Our research projects span the spectrum from:

  • Responding to and addressing critical, near-term challenges
  • Proactively identifying areas that we expect will pose challenges in the future 
  • Determining insights that may inform future solutions 

Necessary materials, such as lithium, nickel, and graphite, are essential for the growth of electrified vehicles. As consumer preference and policy incentives have increased demand, there’s uncertainty about how supply, and thus prices, will evolve. In light of this, TRI is collaborating (with NREL) to determine the mix of vehicle powertrains, such as hybrids, plug-in hybrids, and battery electric vehicles, that will minimize CO2 emissions given various scenarios of critical material supply. This project considers the volume and price of essential materials and the resulting consumer preference.
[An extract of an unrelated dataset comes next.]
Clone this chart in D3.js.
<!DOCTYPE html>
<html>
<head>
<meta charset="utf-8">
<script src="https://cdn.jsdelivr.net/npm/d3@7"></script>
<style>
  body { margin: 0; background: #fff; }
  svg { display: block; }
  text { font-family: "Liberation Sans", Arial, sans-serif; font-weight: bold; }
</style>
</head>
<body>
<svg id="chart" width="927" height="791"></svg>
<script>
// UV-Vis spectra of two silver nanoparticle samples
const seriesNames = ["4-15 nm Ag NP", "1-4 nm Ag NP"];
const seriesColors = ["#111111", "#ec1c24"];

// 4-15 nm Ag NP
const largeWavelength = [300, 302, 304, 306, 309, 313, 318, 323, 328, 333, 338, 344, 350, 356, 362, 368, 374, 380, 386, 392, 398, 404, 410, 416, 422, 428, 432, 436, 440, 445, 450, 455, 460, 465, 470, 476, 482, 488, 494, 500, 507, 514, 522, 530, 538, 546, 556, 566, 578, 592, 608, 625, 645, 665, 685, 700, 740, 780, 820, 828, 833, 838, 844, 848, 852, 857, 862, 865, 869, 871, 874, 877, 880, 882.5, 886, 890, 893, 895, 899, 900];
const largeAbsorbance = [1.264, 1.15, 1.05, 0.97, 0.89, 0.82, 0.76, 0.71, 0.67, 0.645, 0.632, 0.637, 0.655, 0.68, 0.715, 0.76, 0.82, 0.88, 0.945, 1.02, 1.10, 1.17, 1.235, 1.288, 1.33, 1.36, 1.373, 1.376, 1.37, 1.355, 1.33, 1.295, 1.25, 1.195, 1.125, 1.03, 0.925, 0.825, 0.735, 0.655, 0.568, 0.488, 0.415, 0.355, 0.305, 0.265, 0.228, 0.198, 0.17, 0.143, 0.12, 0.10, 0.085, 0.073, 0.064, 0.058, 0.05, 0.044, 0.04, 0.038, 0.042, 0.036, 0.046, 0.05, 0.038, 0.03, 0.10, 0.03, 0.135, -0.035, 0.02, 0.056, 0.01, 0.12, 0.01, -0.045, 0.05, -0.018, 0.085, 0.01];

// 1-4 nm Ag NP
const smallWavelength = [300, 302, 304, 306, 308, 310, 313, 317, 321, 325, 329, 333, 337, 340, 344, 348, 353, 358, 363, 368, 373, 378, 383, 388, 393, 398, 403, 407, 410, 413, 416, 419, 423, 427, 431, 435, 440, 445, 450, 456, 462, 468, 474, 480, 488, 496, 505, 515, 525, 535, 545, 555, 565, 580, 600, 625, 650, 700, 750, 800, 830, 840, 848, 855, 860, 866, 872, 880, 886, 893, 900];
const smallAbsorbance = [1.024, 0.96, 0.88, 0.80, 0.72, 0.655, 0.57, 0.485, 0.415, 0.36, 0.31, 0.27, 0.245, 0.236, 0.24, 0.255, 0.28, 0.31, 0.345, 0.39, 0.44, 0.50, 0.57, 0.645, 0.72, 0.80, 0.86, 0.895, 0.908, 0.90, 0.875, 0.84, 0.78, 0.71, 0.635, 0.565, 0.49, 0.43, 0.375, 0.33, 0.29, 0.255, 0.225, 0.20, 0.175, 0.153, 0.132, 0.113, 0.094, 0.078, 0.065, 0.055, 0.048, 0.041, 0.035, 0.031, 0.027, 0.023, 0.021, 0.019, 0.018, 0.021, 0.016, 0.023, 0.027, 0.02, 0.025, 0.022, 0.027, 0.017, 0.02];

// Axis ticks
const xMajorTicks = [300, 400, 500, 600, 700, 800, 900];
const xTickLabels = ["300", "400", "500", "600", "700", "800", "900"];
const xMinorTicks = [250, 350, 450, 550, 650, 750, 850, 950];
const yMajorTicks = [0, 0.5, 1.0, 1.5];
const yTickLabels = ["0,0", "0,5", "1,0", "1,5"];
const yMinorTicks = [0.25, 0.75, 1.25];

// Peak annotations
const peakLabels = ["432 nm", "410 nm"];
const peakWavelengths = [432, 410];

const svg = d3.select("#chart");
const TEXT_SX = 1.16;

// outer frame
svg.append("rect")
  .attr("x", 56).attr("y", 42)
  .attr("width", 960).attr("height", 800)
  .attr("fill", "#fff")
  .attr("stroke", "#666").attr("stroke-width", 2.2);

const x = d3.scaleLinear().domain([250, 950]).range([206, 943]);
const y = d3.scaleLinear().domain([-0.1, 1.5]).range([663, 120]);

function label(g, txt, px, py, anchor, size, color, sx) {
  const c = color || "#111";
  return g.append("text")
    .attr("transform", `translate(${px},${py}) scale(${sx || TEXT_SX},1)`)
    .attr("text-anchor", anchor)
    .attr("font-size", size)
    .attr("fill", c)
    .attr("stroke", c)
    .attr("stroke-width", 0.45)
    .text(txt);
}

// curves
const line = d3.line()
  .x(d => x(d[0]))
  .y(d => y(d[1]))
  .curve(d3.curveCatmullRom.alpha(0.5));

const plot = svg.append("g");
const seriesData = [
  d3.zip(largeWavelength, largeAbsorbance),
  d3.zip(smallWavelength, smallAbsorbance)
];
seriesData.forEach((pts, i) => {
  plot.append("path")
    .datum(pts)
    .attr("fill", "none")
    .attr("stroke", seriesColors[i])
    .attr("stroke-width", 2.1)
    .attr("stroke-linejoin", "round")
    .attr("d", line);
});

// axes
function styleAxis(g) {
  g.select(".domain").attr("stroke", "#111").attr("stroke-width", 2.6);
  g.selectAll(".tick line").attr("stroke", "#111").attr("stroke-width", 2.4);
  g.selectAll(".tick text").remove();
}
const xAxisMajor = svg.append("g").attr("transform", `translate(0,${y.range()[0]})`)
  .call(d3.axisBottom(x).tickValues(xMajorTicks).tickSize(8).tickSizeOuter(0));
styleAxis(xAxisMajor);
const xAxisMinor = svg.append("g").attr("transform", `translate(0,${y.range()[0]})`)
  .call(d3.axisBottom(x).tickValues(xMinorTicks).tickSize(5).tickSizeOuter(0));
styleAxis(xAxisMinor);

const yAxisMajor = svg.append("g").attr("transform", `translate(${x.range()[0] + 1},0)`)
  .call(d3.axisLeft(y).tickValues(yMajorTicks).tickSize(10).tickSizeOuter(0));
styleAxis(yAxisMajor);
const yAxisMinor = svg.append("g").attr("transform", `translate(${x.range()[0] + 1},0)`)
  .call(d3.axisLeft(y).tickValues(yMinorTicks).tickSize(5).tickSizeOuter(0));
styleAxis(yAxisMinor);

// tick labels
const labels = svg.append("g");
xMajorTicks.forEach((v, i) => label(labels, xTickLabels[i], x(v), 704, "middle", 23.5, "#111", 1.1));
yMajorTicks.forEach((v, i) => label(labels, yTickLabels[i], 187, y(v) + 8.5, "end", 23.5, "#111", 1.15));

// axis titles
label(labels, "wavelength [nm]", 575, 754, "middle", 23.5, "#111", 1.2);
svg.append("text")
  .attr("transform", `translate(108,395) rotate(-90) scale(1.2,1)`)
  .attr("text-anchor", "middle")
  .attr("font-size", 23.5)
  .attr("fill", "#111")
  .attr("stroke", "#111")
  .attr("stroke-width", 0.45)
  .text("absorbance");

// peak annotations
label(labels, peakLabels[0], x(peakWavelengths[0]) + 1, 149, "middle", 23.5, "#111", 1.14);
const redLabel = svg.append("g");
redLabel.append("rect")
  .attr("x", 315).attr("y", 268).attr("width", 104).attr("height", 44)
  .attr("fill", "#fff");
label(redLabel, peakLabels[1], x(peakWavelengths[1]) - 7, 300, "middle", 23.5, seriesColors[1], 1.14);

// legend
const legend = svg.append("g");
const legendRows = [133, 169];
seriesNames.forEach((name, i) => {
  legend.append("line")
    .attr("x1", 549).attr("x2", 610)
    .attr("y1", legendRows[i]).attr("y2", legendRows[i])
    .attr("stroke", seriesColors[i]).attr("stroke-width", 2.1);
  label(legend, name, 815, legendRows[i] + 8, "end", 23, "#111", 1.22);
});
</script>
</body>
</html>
TRI is also collaborating (with CMU) to evaluate the powertrain with the lowest emissions in each state, including CO2 and criteria pollutants. Ongoing collaborations (with ICF) aim to investigate the role that electrified vehicles can play through smart charging and vehicle-to-grid in integrating more renewables to reduce emissions and costs for customers. We’re working with global partners to investigate methods to improve the circularity of our products, ensuring that vehicles are designed for simple disassembly with easily recyclable materials. This can be accomplished using processes that reduce lifecycle CO2 emissions.
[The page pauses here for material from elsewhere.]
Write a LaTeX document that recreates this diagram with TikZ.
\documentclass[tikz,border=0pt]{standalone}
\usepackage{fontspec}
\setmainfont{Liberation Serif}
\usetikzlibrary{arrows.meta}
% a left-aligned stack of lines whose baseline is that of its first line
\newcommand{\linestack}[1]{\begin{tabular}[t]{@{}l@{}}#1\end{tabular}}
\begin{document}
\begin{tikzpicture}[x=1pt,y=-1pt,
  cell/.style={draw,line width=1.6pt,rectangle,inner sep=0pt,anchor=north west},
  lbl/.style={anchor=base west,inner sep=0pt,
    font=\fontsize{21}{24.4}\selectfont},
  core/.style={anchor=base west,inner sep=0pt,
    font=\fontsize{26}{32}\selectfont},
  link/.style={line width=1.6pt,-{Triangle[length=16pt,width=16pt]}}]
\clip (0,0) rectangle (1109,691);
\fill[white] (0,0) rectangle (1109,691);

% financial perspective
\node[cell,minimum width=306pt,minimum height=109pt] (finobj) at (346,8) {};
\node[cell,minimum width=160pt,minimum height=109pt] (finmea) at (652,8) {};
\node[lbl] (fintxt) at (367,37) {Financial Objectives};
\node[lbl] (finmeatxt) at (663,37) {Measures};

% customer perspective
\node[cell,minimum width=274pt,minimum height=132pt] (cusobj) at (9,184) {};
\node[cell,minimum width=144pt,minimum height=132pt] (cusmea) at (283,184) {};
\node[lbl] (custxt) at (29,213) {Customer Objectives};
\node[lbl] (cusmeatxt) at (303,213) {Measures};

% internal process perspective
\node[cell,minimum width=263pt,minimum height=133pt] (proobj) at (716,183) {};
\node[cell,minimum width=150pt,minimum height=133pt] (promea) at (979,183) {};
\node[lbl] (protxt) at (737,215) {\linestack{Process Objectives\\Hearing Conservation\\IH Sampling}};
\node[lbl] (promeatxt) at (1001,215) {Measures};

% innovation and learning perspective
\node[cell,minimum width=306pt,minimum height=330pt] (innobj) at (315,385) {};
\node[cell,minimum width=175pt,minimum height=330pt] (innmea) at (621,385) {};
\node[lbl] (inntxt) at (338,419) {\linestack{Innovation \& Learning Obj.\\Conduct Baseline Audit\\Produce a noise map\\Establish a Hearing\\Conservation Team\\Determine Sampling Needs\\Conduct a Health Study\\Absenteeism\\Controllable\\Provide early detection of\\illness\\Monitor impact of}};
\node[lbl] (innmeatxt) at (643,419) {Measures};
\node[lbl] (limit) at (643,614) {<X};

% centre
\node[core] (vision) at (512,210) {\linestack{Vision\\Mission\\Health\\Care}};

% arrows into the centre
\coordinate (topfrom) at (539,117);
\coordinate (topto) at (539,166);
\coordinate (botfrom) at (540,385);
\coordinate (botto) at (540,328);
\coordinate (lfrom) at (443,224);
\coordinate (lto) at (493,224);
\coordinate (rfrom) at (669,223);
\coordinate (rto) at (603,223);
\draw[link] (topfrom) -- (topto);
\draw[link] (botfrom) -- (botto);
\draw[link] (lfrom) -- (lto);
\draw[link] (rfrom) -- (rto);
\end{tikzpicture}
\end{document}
Public charging infrastructure must be more widespread, reliable, and affordable to maximize the value of vehicle-grid interaction and ensure that everyone has access to own and operate electrified vehicles. TRI is collaborating (with NREL and MIT) to investigate the quantity and type of charging infrastructure required to support electrified vehicle deployment and how infrastructure requirements depend on vehicle specifications.

Toyota is excited about the potential of electrification and hydrogen to achieve our carbon neutrality goals. TRI has partnered with organizations (such as Energy Futures Initiative) to investigate the impact of policies on hydrogen prices and demand and develop an action plan for growing the hydrogen economy.

Research Collaborations

In addition to conducting research in-house, our team collaborates with universities, national labs, research firms, and start-ups to develop system modeling tools and multi-disciplinary analyses of decarbonization pathways. With diverse research partners, we leverage each organization's unique expertise and strengths to address a wide breadth of challenges on short- to long-term timescales. This includes quick turnaround analysis on the interdependency of critical material supply and demand on federal and international policy incentives and regulation. On the proactive side, Toyota is committed to providing clean mobility for all. This motivates our analysis of clean transportation access and investigating a portfolio of solutions to improve access for all.

As the mobility sector undergoes rapid transformation and is interdependent on multiple sectors, there is value in frequently convening multidisciplinary experts to scope and analyze solutions to our most critical challenges to decarbonization. TRI plays this convening role and actively participates in research consortia organized by universities, including the MIT Energy Initiative and the Stanford Hydrogen Initiative.